▶ [THE TASK]: Using the material that follows, identify and copy each line with the string "this".

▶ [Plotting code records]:
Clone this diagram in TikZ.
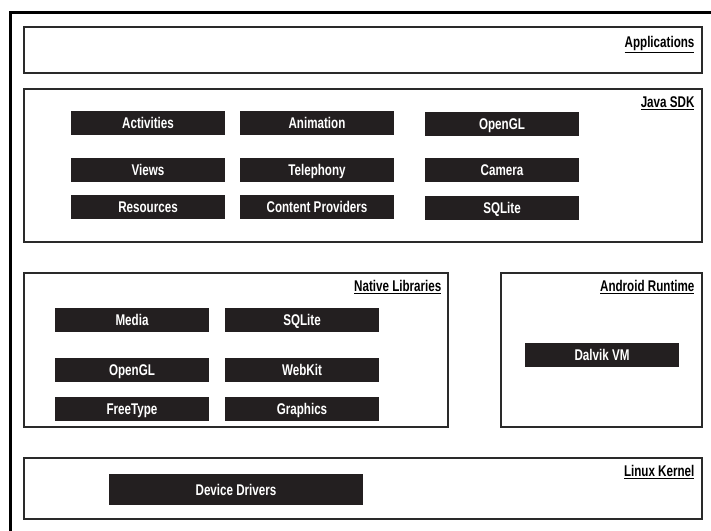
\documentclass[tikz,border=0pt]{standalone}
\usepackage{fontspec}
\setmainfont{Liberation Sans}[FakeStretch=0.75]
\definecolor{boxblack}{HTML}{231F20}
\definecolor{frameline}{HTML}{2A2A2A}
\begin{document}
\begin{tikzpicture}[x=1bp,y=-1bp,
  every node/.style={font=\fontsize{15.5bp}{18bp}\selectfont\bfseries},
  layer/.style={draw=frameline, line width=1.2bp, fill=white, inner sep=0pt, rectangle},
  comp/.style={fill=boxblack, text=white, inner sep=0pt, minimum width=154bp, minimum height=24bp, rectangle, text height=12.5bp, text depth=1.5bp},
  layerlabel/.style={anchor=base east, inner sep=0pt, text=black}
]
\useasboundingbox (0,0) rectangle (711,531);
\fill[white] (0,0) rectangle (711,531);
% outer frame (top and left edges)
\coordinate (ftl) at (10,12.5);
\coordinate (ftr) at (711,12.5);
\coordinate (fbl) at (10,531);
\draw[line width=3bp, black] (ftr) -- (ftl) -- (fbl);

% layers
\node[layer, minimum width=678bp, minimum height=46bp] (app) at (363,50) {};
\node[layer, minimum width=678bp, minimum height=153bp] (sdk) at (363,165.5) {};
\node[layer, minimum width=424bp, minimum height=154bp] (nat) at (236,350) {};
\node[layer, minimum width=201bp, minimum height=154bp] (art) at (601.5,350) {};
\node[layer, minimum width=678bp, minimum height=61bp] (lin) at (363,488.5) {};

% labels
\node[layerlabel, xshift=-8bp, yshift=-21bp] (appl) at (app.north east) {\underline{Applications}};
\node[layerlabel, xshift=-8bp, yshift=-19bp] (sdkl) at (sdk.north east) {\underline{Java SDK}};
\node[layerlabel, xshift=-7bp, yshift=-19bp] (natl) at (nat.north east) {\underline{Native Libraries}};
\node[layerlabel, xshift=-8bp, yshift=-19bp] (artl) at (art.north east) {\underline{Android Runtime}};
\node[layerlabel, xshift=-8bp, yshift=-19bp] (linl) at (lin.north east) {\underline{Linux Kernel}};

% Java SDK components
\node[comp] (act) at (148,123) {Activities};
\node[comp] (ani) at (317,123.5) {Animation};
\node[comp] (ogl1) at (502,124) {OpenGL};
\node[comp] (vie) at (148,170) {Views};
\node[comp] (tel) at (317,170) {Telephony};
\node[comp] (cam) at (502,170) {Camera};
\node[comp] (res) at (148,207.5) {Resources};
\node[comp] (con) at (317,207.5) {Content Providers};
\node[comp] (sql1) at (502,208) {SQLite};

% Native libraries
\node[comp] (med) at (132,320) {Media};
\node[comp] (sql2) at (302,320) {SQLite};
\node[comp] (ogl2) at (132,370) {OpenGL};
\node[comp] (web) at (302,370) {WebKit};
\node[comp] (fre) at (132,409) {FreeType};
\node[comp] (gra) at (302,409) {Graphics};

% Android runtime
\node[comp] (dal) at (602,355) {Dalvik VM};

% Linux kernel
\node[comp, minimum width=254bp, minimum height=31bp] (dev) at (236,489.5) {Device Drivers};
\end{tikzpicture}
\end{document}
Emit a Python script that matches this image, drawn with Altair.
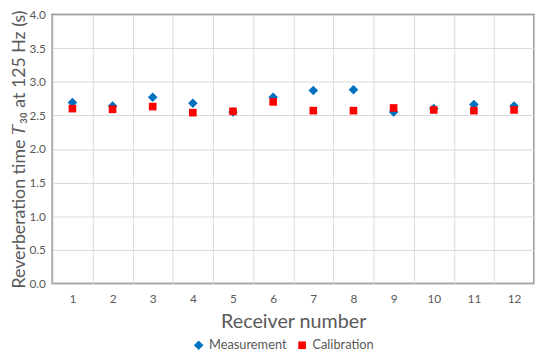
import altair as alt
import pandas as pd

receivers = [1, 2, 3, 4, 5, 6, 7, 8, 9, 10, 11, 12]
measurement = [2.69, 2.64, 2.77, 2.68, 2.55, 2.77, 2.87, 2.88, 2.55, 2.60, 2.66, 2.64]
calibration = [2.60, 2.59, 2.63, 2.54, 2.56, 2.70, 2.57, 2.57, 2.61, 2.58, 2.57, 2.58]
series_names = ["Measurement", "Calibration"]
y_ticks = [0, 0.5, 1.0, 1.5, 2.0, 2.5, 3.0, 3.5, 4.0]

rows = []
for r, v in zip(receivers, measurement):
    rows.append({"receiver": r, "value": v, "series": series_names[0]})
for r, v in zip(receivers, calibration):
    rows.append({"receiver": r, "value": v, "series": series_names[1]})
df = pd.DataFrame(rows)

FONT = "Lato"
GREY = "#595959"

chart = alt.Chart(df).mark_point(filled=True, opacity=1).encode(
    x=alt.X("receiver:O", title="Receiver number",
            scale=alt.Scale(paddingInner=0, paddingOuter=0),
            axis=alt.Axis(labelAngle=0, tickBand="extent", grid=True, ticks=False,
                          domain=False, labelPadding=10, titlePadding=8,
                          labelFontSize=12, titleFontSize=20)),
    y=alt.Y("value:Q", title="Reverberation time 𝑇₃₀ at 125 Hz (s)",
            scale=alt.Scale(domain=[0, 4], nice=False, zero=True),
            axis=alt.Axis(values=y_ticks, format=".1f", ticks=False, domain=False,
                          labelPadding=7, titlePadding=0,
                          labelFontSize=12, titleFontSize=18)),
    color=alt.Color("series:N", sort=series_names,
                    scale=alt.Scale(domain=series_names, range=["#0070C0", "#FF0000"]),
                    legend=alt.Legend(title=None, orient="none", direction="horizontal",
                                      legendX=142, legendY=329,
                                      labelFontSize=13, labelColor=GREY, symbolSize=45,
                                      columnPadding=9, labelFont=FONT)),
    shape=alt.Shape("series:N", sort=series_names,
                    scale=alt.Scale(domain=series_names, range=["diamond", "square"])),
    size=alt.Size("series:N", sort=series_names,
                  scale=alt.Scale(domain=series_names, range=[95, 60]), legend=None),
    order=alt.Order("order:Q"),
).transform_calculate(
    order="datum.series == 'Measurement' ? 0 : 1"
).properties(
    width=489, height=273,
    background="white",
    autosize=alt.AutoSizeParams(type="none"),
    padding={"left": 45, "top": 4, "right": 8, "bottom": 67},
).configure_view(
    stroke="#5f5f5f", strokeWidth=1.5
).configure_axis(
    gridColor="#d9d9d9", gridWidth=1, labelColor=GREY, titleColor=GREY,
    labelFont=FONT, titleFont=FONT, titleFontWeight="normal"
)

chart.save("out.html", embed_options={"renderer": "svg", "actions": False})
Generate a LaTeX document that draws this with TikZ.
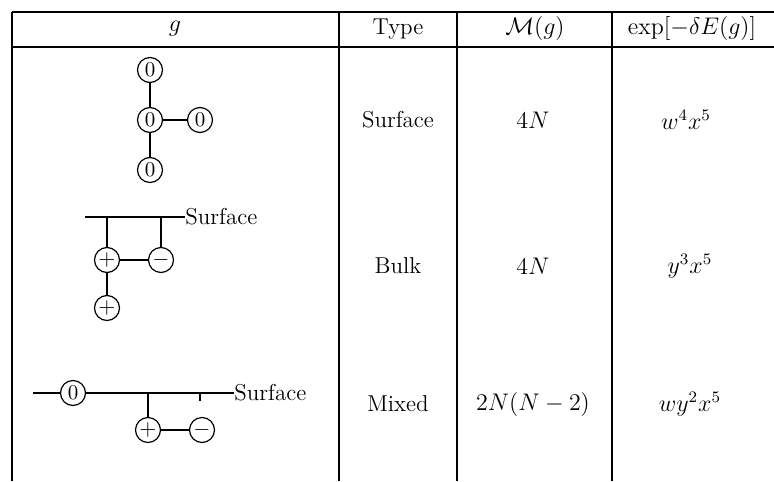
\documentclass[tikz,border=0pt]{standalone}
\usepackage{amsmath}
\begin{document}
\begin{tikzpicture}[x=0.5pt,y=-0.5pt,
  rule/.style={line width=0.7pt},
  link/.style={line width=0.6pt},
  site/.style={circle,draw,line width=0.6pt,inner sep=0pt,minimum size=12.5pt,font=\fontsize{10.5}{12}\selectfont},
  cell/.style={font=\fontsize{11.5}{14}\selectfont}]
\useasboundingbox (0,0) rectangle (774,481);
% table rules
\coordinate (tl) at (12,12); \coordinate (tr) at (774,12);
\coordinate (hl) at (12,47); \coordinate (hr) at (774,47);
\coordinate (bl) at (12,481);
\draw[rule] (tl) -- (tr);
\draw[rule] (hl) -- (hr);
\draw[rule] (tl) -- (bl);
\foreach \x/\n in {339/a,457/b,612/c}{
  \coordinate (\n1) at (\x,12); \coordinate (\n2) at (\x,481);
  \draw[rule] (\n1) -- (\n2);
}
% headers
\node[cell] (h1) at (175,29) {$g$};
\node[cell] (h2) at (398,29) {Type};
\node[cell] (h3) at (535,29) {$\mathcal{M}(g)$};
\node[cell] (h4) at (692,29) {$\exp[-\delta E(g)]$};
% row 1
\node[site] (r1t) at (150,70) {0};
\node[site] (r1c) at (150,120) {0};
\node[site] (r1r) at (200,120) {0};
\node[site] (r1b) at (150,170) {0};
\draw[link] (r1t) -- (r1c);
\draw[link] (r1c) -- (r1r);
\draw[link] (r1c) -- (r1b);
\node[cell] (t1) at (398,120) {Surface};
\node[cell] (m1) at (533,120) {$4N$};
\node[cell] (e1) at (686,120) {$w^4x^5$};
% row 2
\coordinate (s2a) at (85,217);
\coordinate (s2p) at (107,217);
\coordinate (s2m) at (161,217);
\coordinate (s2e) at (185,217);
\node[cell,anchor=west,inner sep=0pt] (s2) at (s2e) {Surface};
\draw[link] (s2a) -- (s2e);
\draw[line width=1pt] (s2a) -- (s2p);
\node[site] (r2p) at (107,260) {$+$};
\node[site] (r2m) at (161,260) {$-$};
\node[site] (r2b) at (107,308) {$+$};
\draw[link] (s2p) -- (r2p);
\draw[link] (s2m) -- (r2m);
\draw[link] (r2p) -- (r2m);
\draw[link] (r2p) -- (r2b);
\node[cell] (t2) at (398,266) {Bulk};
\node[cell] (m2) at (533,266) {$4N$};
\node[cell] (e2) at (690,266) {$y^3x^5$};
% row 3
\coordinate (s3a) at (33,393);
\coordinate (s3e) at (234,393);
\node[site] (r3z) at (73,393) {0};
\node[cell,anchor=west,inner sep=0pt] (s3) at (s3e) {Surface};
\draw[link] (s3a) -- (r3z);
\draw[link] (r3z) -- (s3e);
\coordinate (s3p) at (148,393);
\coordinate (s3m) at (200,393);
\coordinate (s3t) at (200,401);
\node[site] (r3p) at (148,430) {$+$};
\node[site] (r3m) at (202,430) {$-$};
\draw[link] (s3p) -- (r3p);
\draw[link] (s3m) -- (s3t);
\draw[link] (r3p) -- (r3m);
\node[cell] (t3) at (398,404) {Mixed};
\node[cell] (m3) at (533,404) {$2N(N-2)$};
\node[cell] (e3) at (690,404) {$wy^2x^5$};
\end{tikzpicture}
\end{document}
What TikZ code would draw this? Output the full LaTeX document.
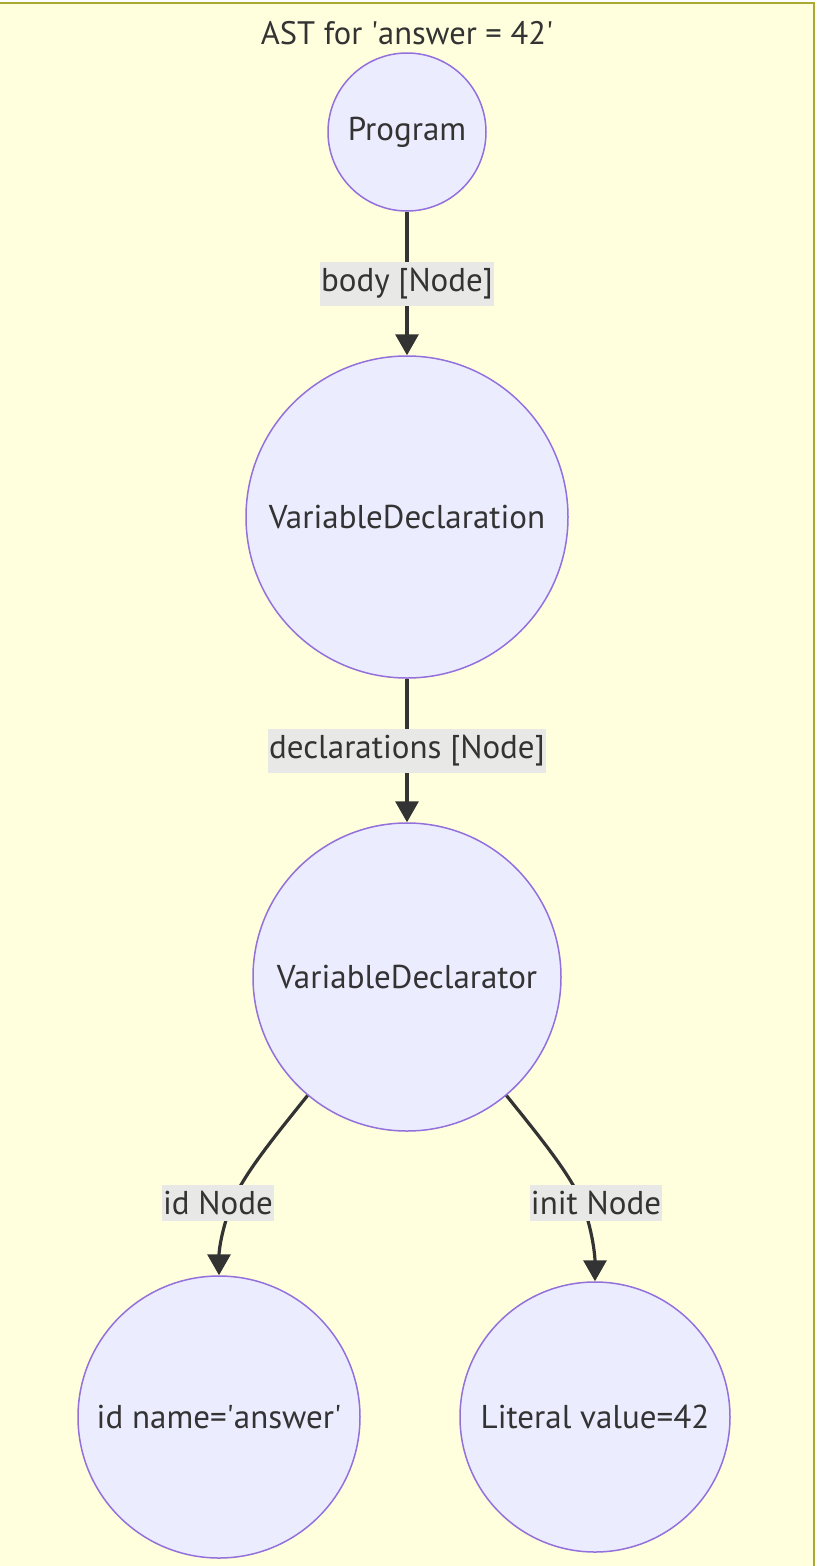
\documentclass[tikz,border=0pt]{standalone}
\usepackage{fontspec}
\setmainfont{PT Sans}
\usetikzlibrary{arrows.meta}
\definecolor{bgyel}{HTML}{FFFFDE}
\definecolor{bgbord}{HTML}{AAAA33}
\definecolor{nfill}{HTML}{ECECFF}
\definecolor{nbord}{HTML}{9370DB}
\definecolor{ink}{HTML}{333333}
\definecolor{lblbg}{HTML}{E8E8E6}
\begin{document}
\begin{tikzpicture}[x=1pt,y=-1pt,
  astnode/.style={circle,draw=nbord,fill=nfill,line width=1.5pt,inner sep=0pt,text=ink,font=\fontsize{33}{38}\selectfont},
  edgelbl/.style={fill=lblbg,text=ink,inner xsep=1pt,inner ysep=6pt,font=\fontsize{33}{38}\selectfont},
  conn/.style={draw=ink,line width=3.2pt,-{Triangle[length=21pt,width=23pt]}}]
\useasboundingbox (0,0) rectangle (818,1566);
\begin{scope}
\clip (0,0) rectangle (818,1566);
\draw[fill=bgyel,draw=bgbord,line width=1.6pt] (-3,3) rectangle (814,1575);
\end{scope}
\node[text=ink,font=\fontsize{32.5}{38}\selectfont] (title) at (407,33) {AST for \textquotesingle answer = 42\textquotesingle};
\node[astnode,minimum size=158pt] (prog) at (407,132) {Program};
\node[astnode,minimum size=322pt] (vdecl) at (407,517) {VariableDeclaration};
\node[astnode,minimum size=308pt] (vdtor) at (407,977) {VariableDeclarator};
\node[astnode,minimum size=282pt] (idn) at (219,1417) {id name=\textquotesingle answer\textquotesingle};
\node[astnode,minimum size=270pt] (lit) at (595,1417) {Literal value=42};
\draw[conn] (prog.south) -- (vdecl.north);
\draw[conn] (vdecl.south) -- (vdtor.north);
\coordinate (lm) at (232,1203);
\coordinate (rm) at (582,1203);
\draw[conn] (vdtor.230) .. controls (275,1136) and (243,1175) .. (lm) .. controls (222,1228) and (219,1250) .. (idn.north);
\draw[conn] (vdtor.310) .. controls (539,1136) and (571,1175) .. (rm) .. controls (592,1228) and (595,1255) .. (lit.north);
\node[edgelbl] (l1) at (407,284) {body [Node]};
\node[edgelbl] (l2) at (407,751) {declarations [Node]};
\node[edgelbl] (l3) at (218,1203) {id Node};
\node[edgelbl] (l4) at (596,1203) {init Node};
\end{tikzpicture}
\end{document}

▶ [PROBLEM SOLUTION]:
Clone this diagram in TikZ.
Emit a Python script that matches this image, drawn with Altair.
Generate a LaTeX document that draws this with TikZ.
What TikZ code would draw this? Output the full LaTeX document.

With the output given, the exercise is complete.